What needs to be done: Both the line containing "Generate a Python" and the line containing "0.385, 0.395, 0.405, 0.414, 0.424, 0.432, 0.438, 0.446]" are to be reproduced exactly, along with every line between them, and nothing more.

Records provided:

::::

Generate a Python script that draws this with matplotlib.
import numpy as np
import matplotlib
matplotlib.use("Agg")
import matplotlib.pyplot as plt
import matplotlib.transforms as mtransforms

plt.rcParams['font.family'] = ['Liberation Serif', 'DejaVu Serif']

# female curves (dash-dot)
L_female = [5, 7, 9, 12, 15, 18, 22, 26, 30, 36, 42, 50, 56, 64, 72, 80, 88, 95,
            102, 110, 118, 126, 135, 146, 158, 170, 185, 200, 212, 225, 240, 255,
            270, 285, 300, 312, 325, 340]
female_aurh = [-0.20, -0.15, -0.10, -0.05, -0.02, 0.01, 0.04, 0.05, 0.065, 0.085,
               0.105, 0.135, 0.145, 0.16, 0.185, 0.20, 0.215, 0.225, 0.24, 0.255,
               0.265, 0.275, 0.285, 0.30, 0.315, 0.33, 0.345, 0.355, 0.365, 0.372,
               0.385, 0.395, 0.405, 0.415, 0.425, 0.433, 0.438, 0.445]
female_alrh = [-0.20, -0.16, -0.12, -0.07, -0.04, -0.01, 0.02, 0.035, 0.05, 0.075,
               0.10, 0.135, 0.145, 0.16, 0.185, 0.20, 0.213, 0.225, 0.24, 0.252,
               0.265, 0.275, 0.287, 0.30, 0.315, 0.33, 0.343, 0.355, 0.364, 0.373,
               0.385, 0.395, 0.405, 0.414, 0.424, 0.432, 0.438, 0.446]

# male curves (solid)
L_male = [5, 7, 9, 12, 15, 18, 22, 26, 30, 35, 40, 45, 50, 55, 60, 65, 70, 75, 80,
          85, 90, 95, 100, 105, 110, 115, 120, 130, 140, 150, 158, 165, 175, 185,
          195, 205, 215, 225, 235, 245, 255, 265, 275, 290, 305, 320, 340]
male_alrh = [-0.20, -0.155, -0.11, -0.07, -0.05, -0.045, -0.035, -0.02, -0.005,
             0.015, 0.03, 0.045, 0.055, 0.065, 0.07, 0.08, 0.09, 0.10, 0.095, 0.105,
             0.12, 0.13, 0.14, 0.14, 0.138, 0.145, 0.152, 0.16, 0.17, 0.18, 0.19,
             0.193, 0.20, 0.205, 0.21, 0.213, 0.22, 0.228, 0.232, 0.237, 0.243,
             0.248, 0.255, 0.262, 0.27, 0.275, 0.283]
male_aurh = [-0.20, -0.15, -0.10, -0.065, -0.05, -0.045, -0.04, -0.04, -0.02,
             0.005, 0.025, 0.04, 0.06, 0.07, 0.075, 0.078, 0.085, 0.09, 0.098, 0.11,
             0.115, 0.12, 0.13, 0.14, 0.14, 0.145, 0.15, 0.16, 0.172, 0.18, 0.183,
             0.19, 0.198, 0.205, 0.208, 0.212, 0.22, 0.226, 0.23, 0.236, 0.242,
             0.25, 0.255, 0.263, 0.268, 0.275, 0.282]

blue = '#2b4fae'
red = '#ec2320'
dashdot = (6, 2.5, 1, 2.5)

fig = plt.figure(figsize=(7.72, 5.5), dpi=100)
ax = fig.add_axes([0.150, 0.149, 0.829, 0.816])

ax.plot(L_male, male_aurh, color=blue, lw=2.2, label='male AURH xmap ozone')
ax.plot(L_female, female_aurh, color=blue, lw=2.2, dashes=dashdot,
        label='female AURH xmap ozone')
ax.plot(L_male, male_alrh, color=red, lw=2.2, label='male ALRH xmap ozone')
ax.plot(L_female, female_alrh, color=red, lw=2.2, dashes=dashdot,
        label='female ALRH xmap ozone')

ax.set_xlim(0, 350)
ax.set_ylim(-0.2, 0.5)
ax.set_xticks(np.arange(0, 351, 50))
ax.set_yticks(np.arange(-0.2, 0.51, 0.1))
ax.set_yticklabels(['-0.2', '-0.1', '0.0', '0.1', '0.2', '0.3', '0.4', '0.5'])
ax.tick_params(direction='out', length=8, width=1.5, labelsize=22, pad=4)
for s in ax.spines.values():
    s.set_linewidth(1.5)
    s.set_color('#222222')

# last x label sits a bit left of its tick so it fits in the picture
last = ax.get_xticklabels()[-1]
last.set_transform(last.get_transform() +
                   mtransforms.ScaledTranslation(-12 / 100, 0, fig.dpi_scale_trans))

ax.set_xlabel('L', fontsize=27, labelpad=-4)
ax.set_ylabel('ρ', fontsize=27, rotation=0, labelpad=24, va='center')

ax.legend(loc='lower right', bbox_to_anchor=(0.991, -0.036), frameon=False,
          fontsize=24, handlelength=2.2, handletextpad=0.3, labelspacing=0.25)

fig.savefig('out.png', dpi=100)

::::

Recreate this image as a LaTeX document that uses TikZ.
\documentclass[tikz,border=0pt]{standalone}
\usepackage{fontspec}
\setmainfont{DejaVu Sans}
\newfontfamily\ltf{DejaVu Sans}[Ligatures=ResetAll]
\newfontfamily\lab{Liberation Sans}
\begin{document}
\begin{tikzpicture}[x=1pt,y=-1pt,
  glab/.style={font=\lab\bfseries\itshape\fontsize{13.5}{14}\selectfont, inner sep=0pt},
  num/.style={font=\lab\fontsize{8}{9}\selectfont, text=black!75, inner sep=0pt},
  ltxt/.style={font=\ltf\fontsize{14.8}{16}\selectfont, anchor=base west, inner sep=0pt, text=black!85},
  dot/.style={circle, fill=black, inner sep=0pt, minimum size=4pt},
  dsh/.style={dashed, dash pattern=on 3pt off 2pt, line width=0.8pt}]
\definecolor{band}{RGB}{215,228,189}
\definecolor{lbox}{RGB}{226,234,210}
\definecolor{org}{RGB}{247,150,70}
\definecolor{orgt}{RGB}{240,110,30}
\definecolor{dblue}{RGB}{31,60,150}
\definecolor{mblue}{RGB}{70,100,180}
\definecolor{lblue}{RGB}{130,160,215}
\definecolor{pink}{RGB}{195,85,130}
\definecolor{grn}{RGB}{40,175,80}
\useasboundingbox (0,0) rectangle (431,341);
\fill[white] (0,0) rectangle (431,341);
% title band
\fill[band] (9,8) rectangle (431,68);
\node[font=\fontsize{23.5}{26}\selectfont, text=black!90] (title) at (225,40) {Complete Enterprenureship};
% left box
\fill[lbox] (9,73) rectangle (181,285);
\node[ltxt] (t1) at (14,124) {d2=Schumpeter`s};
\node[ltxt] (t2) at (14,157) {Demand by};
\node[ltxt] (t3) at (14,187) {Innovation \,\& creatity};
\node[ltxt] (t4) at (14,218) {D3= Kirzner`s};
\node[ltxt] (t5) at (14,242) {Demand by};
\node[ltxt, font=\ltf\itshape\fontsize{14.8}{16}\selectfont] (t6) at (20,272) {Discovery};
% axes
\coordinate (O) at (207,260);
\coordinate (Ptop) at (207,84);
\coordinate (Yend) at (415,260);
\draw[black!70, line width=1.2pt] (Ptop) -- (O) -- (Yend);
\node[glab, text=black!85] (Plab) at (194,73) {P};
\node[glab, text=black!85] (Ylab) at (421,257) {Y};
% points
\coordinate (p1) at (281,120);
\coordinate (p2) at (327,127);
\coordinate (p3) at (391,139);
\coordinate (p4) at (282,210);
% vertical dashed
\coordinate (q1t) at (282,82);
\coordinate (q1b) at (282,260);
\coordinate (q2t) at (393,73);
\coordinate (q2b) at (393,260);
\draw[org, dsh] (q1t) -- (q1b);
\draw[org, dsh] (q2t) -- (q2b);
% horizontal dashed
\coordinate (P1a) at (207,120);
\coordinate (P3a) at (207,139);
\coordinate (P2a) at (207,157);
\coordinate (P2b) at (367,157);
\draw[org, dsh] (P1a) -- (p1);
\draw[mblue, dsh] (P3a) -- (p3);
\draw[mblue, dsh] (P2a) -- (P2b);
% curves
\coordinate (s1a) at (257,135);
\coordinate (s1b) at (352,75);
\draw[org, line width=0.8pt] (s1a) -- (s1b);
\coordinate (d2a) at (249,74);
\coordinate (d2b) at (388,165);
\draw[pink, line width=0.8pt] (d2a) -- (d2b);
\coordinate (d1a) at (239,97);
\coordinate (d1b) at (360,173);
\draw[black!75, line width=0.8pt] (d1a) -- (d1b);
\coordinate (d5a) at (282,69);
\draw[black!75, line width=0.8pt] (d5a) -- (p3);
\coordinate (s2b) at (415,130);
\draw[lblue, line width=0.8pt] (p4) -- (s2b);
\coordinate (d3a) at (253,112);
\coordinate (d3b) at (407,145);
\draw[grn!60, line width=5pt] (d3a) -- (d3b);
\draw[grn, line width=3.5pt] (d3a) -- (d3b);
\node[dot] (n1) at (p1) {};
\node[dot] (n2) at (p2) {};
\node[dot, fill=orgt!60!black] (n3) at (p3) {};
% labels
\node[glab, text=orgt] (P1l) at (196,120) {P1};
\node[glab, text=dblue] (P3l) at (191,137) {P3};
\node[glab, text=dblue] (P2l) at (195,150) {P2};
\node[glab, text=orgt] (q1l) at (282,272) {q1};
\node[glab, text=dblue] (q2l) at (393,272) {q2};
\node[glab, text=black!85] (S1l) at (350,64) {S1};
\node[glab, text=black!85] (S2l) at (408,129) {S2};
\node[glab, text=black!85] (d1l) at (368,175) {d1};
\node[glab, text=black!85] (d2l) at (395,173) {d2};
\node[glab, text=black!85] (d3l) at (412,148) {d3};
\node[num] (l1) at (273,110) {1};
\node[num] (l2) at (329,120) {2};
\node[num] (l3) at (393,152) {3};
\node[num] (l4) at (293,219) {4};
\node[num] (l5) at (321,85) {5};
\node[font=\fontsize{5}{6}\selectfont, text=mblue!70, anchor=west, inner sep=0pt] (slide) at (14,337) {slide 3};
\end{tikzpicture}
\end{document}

::::

Answer for the task:
Generate a Python script that draws this with matplotlib.
import numpy as np
import matplotlib
matplotlib.use("Agg")
import matplotlib.pyplot as plt
import matplotlib.transforms as mtransforms

plt.rcParams['font.family'] = ['Liberation Serif', 'DejaVu Serif']

# female curves (dash-dot)
L_female = [5, 7, 9, 12, 15, 18, 22, 26, 30, 36, 42, 50, 56, 64, 72, 80, 88, 95,
            102, 110, 118, 126, 135, 146, 158, 170, 185, 200, 212, 225, 240, 255,
            270, 285, 300, 312, 325, 340]
female_aurh = [-0.20, -0.15, -0.10, -0.05, -0.02, 0.01, 0.04, 0.05, 0.065, 0.085,
               0.105, 0.135, 0.145, 0.16, 0.185, 0.20, 0.215, 0.225, 0.24, 0.255,
               0.265, 0.275, 0.285, 0.30, 0.315, 0.33, 0.345, 0.355, 0.365, 0.372,
               0.385, 0.395, 0.405, 0.415, 0.425, 0.433, 0.438, 0.445]
female_alrh = [-0.20, -0.16, -0.12, -0.07, -0.04, -0.01, 0.02, 0.035, 0.05, 0.075,
               0.10, 0.135, 0.145, 0.16, 0.185, 0.20, 0.213, 0.225, 0.24, 0.252,
               0.265, 0.275, 0.287, 0.30, 0.315, 0.33, 0.343, 0.355, 0.364, 0.373,
               0.385, 0.395, 0.405, 0.414, 0.424, 0.432, 0.438, 0.446]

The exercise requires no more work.